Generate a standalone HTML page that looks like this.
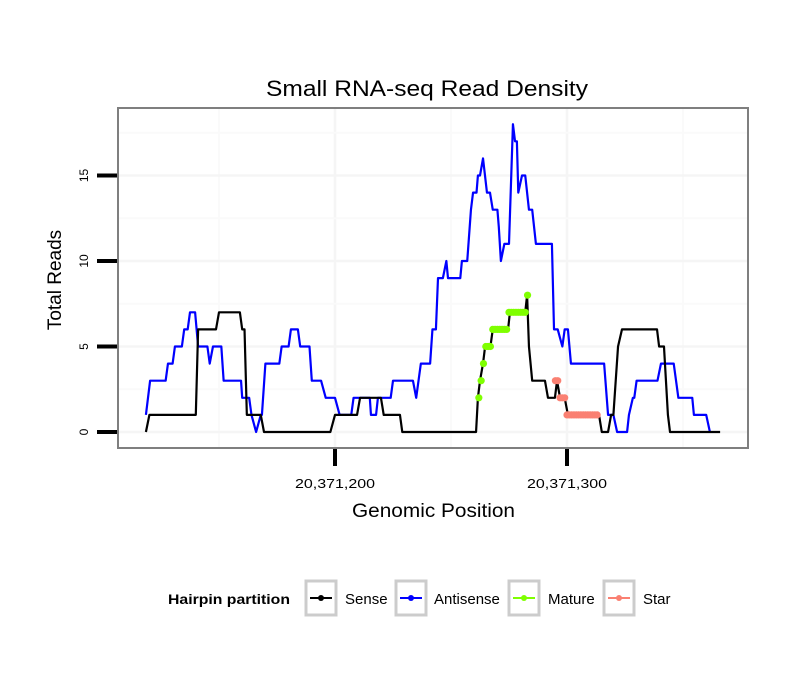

____________________

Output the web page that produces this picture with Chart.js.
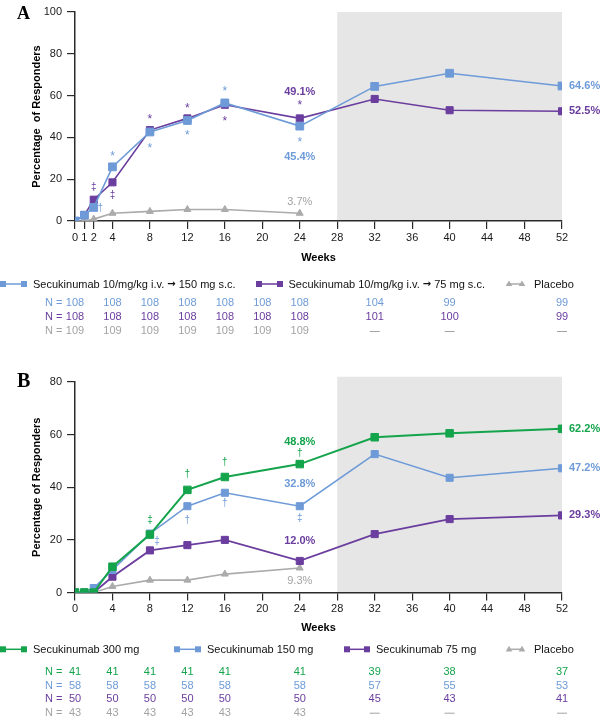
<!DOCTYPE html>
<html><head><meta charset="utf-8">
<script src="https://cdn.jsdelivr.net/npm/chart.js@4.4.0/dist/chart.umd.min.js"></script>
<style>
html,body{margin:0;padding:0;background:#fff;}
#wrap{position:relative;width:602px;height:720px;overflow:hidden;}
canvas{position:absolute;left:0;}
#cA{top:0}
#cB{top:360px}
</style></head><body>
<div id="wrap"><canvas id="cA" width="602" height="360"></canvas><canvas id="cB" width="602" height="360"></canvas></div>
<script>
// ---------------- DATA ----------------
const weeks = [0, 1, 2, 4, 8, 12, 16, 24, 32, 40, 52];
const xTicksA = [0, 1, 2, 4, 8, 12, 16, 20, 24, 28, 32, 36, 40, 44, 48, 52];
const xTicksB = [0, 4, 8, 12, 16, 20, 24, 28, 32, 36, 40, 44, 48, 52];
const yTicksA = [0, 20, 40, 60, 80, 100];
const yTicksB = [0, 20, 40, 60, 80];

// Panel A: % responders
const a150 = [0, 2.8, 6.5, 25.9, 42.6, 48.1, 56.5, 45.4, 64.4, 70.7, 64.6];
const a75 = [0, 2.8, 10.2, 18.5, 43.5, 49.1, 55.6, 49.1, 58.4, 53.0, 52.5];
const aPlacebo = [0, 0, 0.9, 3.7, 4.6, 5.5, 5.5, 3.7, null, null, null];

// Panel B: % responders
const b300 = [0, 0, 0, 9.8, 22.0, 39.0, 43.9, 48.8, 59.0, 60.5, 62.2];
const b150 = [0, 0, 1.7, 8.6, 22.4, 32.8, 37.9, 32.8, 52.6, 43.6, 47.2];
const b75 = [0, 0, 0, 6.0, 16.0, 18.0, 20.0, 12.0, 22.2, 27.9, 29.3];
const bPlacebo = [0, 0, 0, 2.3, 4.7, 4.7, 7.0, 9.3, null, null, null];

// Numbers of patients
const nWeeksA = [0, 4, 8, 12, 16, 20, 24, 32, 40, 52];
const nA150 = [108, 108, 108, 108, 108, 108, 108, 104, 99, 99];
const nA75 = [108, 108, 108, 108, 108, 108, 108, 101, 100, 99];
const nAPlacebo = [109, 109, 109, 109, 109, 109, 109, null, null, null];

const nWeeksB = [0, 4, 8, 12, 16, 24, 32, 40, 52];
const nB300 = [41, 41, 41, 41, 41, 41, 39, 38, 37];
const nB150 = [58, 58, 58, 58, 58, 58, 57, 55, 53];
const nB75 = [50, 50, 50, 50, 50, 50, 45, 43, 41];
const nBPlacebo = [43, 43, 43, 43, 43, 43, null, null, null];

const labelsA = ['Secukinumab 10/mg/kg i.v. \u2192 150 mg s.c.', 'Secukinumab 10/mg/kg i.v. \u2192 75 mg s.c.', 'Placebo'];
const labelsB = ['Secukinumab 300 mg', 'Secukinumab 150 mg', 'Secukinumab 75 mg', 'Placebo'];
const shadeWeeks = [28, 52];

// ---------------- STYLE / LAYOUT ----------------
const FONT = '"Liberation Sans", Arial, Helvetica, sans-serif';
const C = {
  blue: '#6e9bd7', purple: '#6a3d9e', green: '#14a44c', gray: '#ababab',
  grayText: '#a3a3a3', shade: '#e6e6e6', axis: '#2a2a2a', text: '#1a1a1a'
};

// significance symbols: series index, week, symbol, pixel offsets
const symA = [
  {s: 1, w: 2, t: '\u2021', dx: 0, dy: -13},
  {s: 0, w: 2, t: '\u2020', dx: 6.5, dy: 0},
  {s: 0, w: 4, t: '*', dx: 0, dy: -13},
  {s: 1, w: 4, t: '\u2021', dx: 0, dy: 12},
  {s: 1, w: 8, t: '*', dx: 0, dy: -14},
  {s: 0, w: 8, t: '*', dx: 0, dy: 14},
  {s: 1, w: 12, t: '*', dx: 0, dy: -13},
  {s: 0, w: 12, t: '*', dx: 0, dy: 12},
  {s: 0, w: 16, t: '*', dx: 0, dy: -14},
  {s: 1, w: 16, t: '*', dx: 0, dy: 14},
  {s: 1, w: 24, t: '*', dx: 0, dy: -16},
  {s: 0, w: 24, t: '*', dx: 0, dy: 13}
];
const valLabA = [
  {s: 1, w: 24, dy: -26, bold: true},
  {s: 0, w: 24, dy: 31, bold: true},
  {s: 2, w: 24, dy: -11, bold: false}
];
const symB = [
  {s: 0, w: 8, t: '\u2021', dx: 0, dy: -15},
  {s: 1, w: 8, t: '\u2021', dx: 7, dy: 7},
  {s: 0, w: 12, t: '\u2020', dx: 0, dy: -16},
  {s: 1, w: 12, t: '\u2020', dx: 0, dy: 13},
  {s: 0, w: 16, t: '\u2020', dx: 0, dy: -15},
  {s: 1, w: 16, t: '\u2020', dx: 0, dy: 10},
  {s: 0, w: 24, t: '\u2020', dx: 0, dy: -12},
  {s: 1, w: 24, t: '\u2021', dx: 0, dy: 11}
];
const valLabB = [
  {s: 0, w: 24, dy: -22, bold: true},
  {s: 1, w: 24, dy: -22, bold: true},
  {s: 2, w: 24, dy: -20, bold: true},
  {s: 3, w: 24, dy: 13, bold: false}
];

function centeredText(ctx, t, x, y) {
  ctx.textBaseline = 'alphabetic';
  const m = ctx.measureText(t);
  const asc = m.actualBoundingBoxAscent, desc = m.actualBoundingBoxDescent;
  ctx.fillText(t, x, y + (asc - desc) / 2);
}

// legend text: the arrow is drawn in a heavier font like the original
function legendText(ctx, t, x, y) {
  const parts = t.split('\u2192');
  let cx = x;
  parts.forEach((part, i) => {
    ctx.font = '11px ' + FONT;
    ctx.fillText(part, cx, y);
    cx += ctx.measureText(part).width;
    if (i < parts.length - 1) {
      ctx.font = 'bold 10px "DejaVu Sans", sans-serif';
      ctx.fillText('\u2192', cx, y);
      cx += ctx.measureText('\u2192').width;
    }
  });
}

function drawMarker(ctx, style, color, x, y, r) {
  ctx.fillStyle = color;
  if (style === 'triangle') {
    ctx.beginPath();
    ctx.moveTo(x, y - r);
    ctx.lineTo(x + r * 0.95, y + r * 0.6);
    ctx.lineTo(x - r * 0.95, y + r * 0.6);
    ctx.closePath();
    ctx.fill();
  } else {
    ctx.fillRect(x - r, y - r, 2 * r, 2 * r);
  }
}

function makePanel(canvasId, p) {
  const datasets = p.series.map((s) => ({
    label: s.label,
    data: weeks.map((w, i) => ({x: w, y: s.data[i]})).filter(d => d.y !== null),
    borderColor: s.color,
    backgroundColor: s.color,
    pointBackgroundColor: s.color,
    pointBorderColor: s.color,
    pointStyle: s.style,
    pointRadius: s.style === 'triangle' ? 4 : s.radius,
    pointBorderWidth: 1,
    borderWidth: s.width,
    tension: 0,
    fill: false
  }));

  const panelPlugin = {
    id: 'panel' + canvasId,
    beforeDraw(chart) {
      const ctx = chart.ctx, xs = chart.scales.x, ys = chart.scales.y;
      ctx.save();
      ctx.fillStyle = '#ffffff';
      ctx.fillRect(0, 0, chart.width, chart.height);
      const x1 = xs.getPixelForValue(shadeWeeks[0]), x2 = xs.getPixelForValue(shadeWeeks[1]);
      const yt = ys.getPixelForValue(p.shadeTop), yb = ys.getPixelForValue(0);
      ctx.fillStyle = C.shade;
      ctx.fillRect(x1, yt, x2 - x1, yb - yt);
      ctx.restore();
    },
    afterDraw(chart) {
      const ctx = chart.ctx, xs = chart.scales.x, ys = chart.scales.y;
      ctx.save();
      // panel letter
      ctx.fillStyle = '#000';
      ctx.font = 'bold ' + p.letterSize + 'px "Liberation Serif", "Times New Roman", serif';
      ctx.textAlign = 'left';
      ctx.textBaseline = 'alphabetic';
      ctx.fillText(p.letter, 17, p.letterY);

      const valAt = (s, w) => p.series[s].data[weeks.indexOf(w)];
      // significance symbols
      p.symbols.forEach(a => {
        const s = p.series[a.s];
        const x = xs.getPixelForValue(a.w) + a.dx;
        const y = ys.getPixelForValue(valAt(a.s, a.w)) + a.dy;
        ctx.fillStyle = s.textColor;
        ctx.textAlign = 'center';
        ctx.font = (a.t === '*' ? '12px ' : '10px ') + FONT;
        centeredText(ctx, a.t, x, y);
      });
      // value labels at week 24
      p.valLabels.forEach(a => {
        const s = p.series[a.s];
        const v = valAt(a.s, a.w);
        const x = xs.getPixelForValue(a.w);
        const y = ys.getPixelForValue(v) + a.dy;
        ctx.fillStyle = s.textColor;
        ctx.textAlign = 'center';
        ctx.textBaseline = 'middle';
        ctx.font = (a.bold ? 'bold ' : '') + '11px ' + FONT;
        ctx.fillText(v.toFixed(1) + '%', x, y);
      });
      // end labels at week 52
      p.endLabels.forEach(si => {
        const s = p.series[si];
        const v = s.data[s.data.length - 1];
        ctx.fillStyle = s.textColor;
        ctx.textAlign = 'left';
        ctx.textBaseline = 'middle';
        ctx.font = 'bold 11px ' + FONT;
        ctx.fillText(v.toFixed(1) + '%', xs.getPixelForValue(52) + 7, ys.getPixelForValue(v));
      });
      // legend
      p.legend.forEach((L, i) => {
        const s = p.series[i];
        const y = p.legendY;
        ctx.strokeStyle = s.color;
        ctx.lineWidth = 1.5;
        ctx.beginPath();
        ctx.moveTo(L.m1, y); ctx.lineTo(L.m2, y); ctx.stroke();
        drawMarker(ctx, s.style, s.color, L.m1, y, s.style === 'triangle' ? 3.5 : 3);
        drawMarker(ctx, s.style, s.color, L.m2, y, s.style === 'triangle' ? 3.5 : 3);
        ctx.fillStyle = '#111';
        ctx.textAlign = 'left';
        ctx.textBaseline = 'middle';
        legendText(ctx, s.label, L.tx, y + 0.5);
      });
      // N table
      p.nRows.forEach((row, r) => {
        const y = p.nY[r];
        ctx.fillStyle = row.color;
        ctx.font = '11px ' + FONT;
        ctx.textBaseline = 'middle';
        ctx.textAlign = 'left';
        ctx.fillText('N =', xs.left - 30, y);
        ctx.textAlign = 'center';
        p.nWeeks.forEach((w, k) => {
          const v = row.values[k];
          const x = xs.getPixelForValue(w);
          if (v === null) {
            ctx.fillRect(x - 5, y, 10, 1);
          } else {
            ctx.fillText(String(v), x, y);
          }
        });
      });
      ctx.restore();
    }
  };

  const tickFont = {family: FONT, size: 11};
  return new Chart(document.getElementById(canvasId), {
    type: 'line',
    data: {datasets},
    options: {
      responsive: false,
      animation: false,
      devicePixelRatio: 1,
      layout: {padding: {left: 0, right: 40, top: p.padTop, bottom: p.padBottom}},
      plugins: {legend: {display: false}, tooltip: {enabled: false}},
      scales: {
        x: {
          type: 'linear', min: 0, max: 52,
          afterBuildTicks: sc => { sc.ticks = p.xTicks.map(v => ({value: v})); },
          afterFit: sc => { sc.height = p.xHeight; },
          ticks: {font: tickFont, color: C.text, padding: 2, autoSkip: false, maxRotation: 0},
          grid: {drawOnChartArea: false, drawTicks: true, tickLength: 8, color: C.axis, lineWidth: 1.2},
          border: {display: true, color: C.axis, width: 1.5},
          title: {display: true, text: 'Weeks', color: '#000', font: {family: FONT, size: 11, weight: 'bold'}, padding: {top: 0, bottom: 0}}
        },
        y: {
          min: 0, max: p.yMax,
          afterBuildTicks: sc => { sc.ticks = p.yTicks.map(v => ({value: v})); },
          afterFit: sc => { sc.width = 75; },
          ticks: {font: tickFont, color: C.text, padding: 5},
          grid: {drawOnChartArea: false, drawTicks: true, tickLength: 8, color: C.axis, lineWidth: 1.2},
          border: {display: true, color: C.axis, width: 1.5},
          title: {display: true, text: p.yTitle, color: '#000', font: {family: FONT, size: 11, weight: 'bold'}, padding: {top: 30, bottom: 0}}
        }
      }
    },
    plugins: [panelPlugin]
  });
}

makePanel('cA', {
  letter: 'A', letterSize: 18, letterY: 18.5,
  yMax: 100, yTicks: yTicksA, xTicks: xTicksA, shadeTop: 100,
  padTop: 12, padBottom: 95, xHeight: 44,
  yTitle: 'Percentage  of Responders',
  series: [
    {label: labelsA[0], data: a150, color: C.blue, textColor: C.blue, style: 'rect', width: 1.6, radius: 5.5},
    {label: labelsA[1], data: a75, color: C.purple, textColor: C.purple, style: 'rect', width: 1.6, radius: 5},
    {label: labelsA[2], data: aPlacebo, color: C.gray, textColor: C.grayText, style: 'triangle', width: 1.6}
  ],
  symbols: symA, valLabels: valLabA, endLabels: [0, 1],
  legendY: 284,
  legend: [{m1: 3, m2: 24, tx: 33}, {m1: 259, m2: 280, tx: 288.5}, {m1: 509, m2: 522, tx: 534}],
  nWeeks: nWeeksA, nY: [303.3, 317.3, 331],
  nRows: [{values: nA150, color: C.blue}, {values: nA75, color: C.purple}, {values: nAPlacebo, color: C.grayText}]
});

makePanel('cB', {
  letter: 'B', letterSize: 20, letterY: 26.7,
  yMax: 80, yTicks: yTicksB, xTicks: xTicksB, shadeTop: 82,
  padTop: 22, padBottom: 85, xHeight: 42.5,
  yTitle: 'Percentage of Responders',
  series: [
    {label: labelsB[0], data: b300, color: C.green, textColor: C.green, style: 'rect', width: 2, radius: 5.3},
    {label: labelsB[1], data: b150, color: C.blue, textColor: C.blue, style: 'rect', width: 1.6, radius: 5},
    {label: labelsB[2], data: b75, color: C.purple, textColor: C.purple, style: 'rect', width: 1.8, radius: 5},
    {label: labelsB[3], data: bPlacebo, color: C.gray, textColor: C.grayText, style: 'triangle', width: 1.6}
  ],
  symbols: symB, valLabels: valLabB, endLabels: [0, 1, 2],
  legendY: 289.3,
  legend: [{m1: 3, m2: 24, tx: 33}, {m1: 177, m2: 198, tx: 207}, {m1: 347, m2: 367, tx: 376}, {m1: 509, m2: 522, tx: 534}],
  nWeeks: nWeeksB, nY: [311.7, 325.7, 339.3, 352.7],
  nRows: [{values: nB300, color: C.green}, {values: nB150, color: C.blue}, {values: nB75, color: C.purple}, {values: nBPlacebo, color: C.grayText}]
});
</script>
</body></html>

____________________

> **EXERCISE**
Look through the entries above and report each line where the string "that" occurs.

> **SOLUTION TO THIS PROBLEM**
Generate a standalone HTML page that looks like this.
Output the web page that produces this picture with Chart.js.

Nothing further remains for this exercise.